WORK REQUIRED
Reproduce the material below line by line, beginning with its first line and ending with the line that contains "const END_DAY = 364.1;"; leave out pictures.

# # # # #

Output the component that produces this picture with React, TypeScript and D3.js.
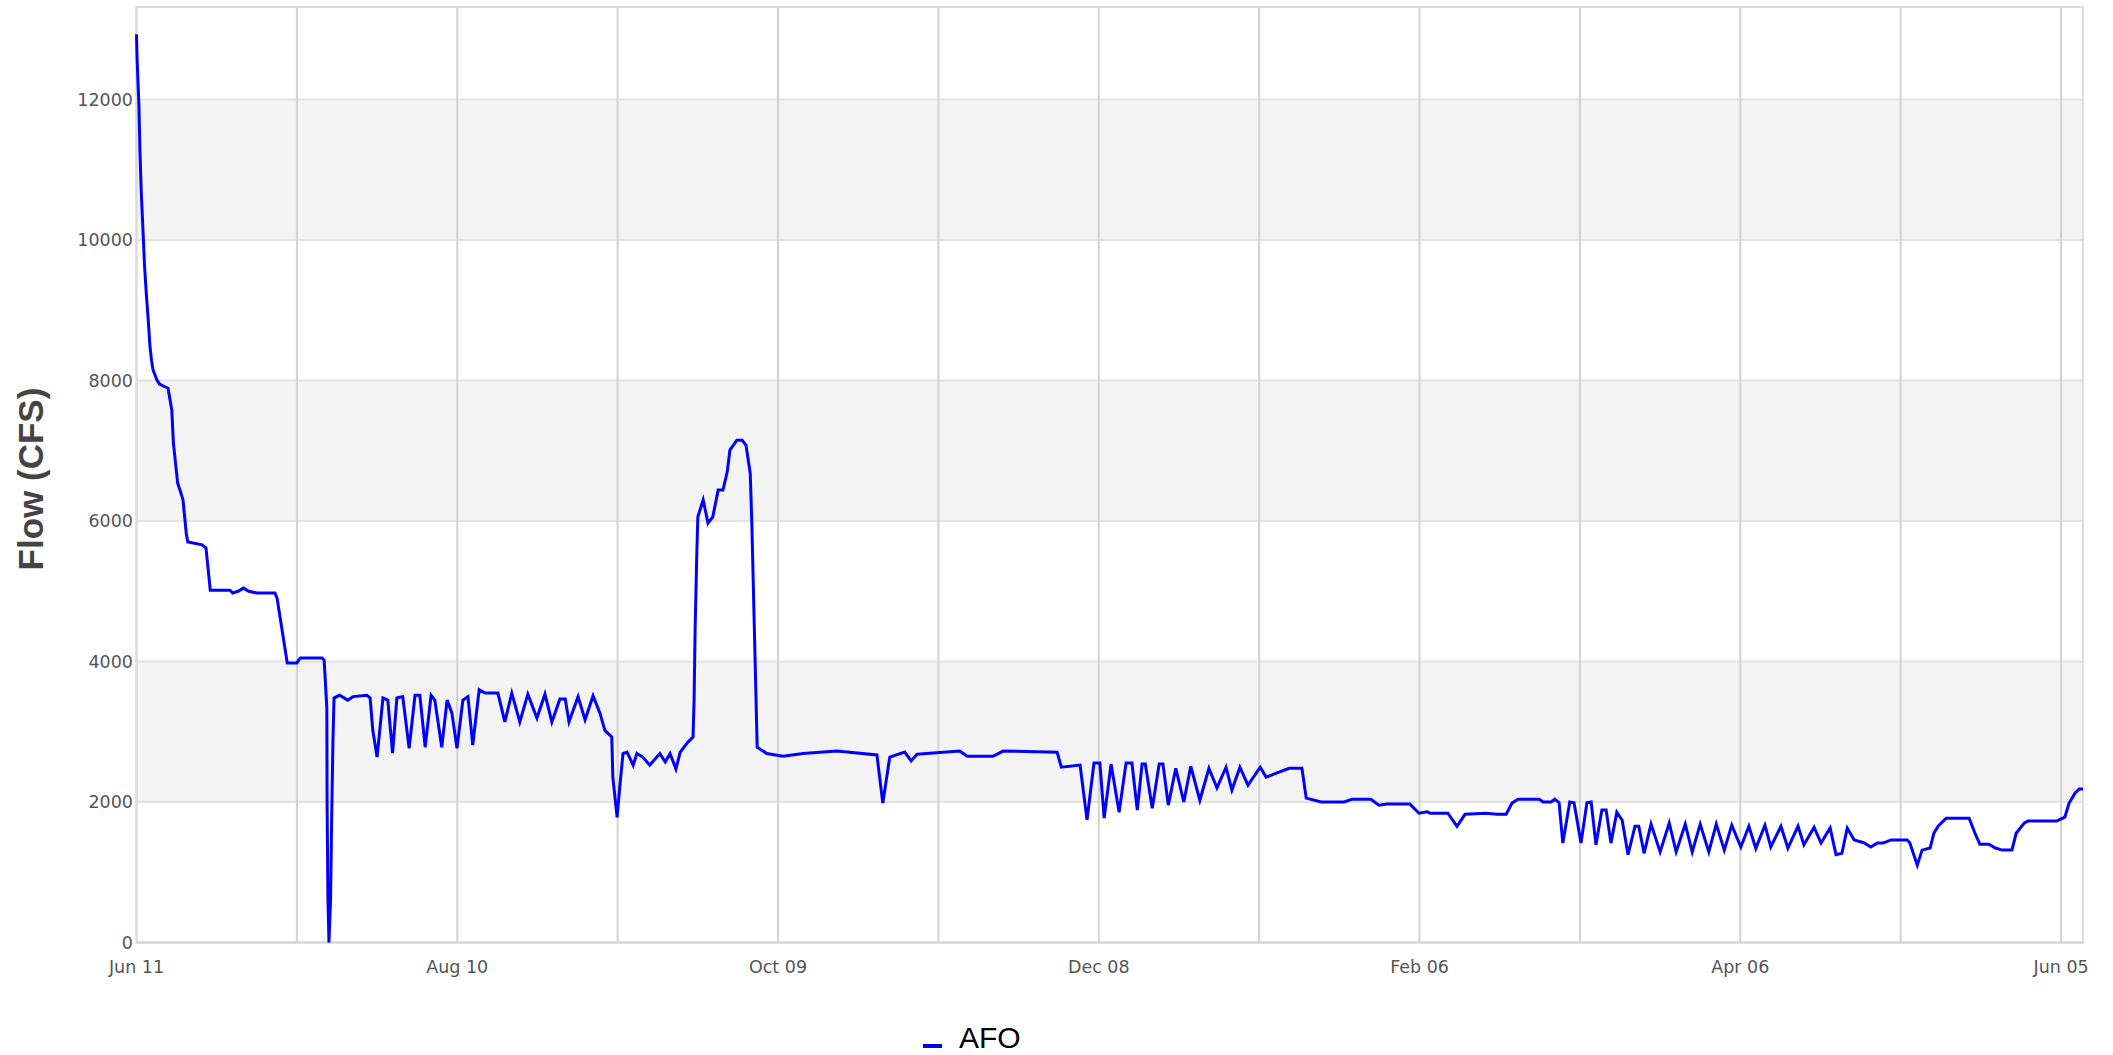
import React from "react";
import * as d3 from "d3";

const START = new Date(2023, 5, 11);
const END_DAY = 364.1;

// [days since Jun 11, flow in CFS]
const flowPoints: [number, number][] = [
  [0, 12930], [0.1, 12600], [0.45, 11920], [0.65, 11250], [0.9, 10660], [1.2, 10160], [1.5, 9640], [1.85, 9220],
  [2.2, 8860], [2.5, 8505], [2.8, 8290], [3.1, 8150], [3.8, 8010], [4.3, 7950], [5.9, 7890], [6.6, 7580],
  [6.9, 7110], [7.3, 6825], [7.7, 6540], [8.3, 6400], [8.7, 6300], [9.3, 5830], [9.6, 5700], [12.3, 5660],
  [13.0, 5615], [13.8, 5015], [17.5, 5015], [18.0, 4975], [19, 5000], [20.0, 5045], [21.0, 5000], [22.5, 4975],
  [25.9, 4975], [26.3, 4900], [28.2, 3980], [30.0, 3980], [30.6, 4050], [34.7, 4050], [35.1, 4020], [35.6, 3340],
  [35.65, 2000], [35.8, 650], [36.0, 0], [36.3, 600], [36.5, 1740], [36.75, 2880], [36.95, 3480], [38.0, 3520],
  [39.5, 3450], [40.5, 3500], [43.1, 3520], [43.7, 3480], [44.2, 3020], [45.0, 2640], [45.5, 3020], [46.1, 3480],
  [47.0, 3450], [47.9, 2695], [48.7, 3480], [49.8, 3500], [51.0, 2765], [52.1, 3520], [53.0, 3520], [54.0, 2780],
  [55.1, 3520], [55.8, 3450], [57.1, 2780], [58.1, 3450], [59.0, 3265], [59.95, 2765], [61.05, 3450], [62.0, 3500],
  [62.9, 2810], [63.5, 3210], [64.1, 3600], [65.2, 3550], [67.6, 3550], [68.9, 3140], [70.2, 3550], [71.7, 3140],
  [73.2, 3535], [74.9, 3195], [76.4, 3535], [77.7, 3140], [79.2, 3465], [80.2, 3465], [80.9, 3140], [82.6, 3500],
  [83.9, 3170], [85.4, 3510], [86.7, 3265], [87.6, 3020], [88.9, 2925], [89.1, 2355], [89.9, 1780], [90.4, 2215],
  [91.0, 2690], [91.75, 2710], [92.9, 2525], [93.6, 2690], [94.7, 2640], [96.0, 2525], [97.9, 2690], [98.9, 2570],
  [99.8, 2690], [100.9, 2470], [101.7, 2710], [103.0, 2840], [104.1, 2925], [104.3, 3450], [104.5, 4490], [104.8, 5515],
  [105.0, 6060], [106.0, 6300], [106.9, 5970], [107.8, 6060], [108.8, 6440], [109.7, 6440], [110.5, 6700], [111.0, 7010],
  [112.3, 7150], [113.3, 7150], [114.0, 7080], [114.8, 6680], [115.1, 5970], [115.5, 4690], [115.9, 3420], [116.1, 2780],
  [117.9, 2690], [120.9, 2650], [124.7, 2690], [131.0, 2725], [138.5, 2670], [139.6, 1985], [140.9, 2640], [143.7, 2710],
  [144.9, 2585], [146.0, 2680], [154.0, 2725], [155.4, 2650], [160.2, 2650], [162.1, 2725], [172.2, 2710], [173.0, 2495],
  [176.5, 2525], [177.8, 1745], [179.1, 2555], [180.2, 2555], [181.0, 1770], [182.3, 2540], [183.8, 1855], [185.1, 2555],
  [186.2, 2555], [187.2, 1885], [188.1, 2540], [188.7, 2540], [190.0, 1910], [191.3, 2540], [192.0, 2540], [193.0, 1955],
  [194.4, 2480], [195.9, 2000], [197.2, 2510], [198.9, 2025], [200.6, 2480], [202.1, 2200], [203.8, 2495], [204.9, 2170],
  [206.4, 2495], [207.9, 2240], [210.2, 2495], [211.3, 2355], [213.7, 2425], [215.6, 2480], [218.0, 2480], [218.8, 2055],
  [221.6, 2000], [225.9, 2000], [227.4, 2040], [230.9, 2040], [232.4, 1955], [233.9, 1970], [238.2, 1970], [239.9, 1840],
  [241.4, 1860], [242.0, 1840], [245.3, 1840], [247.0, 1655], [248.5, 1825], [252.4, 1840], [254.5, 1825], [256.2, 1825],
  [257.3, 1985], [258.4, 2040], [262.4, 2040], [263.1, 2000], [264.6, 2000], [265.3, 2040], [266.1, 1990], [266.8, 1415],
  [268.1, 2000], [268.9, 1990], [270.2, 1415], [271.3, 1990], [272.1, 2000], [273.0, 1390], [274.1, 1885], [274.9, 1885],
  [275.8, 1415], [276.9, 1855], [277.9, 1740], [279.0, 1250], [280.3, 1655], [281.0, 1655], [282.0, 1270], [283.3, 1685],
  [285.0, 1290], [286.7, 1700], [288.0, 1290], [289.7, 1685], [291.0, 1290], [292.5, 1685], [294.1, 1290], [295.5, 1685],
  [297.0, 1315], [298.4, 1670], [300.1, 1360], [301.6, 1655], [302.9, 1340], [304.6, 1670], [305.7, 1360], [307.6, 1655],
  [308.9, 1345], [310.8, 1655], [311.9, 1390], [313.8, 1640], [315.1, 1415], [316.8, 1630], [317.9, 1250], [319.0, 1270],
  [320.0, 1630], [321.3, 1460], [323.1, 1420], [324.4, 1360], [325.6, 1415], [326.7, 1415], [328.2, 1460], [331.2, 1460],
  [331.7, 1420], [333.1, 1100], [334.0, 1315], [335.5, 1345], [336.2, 1555], [337.0, 1655], [338.5, 1770], [342.8, 1770],
  [343.9, 1555], [344.8, 1400], [346.5, 1400], [347.7, 1345], [349.0, 1315], [350.8, 1315], [351.6, 1555], [353.1, 1700],
  [353.8, 1730], [359.2, 1730], [360.7, 1785], [361.5, 1985], [362.6, 2125], [363.4, 2185], [364.1, 2185],
];

const yTicks = [0, 2000, 4000, 6000, 8000, 10000, 12000];
const bands: [number, number][] = [[2000, 4000], [6000, 8000], [10000, 12000]];
const gridDays = [0, 30, 60, 90, 120, 150, 180, 210, 240, 270, 300, 330, 360];
const seriesName = "AFO";
const yTitle = "Flow (CFS)";

const W = 2113, H = 1055;
const L = 136.5, R = 2083, T = 7, B = 942.5;

const dayToDate = (d: number) => new Date(START.getTime() + d * 86400000);

export default function App() {
  const x = d3.scaleTime().domain([START, dayToDate(END_DAY)]).range([L, R]);
  const y = d3.scaleLinear().domain([0, 13317]).range([B, T]);
  const line = d3
    .line<[number, number]>()
    .x((p) => x(dayToDate(p[0])))
    .y((p) => y(p[1]));
  const fmt = d3.timeFormat("%b %d");
  const font = "'DejaVu Sans', sans-serif";

  return (
    <svg width={W} height={H} style={{ position: "absolute", left: 0, top: 0, background: "#fff" }}>
      <rect x={L} y={T} width={R - L} height={B - T} fill="#fff" />
      {bands.map(([a, b], i) => (
        <rect key={i} x={L} y={y(b)} width={R - L} height={y(a) - y(b)} fill="#f3f3f3" />
      ))}
      {yTicks.map((v) => (
        <line key={v} x1={L} x2={R} y1={y(v)} y2={y(v)} stroke="#e2e2e2" strokeWidth={2} />
      ))}
      {gridDays.map((d) => (
        <line key={d} x1={x(dayToDate(d))} x2={x(dayToDate(d))} y1={T} y2={B} stroke="#d2d2d2" strokeWidth={2} />
      ))}
      <rect x={L} y={T} width={R - L} height={B - T} fill="none" stroke="#dddddd" strokeWidth={2} />
      <line x1={L} x2={R} y1={B} y2={B} stroke="#d6d6d6" strokeWidth={2} />
      <path d={line(flowPoints) || ""} fill="none" stroke="#0000ff" strokeWidth={3} strokeLinejoin="miter" />
      {yTicks.map((v) => (
        <text key={v} x={133} y={y(v)} dy="0.36em" textAnchor="end" fontFamily={font} fontSize={17.5} fill="#555">
          {v}
        </text>
      ))}
      {gridDays.filter((d, i) => i % 2 === 0).map((d) => (
        <text key={d} x={x(dayToDate(d))} y={973} textAnchor="middle" fontFamily={font} fontSize={17.5} fill="#555">
          {fmt(dayToDate(d))}
        </text>
      ))}
      <text
        transform={`translate(43,479) rotate(-90)`}
        textAnchor="middle"
        fontFamily="'Liberation Sans', Arial, sans-serif"
        fontWeight="bold"
        fontSize={35}
        fill="#444"
      >
        {yTitle}
      </text>
      <line x1={923} x2={942} y1={1046} y2={1046} stroke="#0000ff" strokeWidth={4} />
      <text x={959} y={1048} fontFamily="'Liberation Sans', Arial, sans-serif" fontSize={30} fill="#000">
        {seriesName}
      </text>
    </svg>
  );
}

# # # # #

SOLUTION FOR THIS EXERCISE
Output the component that produces this picture with React, TypeScript and D3.js.
import React from "react";
import * as d3 from "d3";

const START = new Date(2023, 5, 11);
const END_DAY = 364.1;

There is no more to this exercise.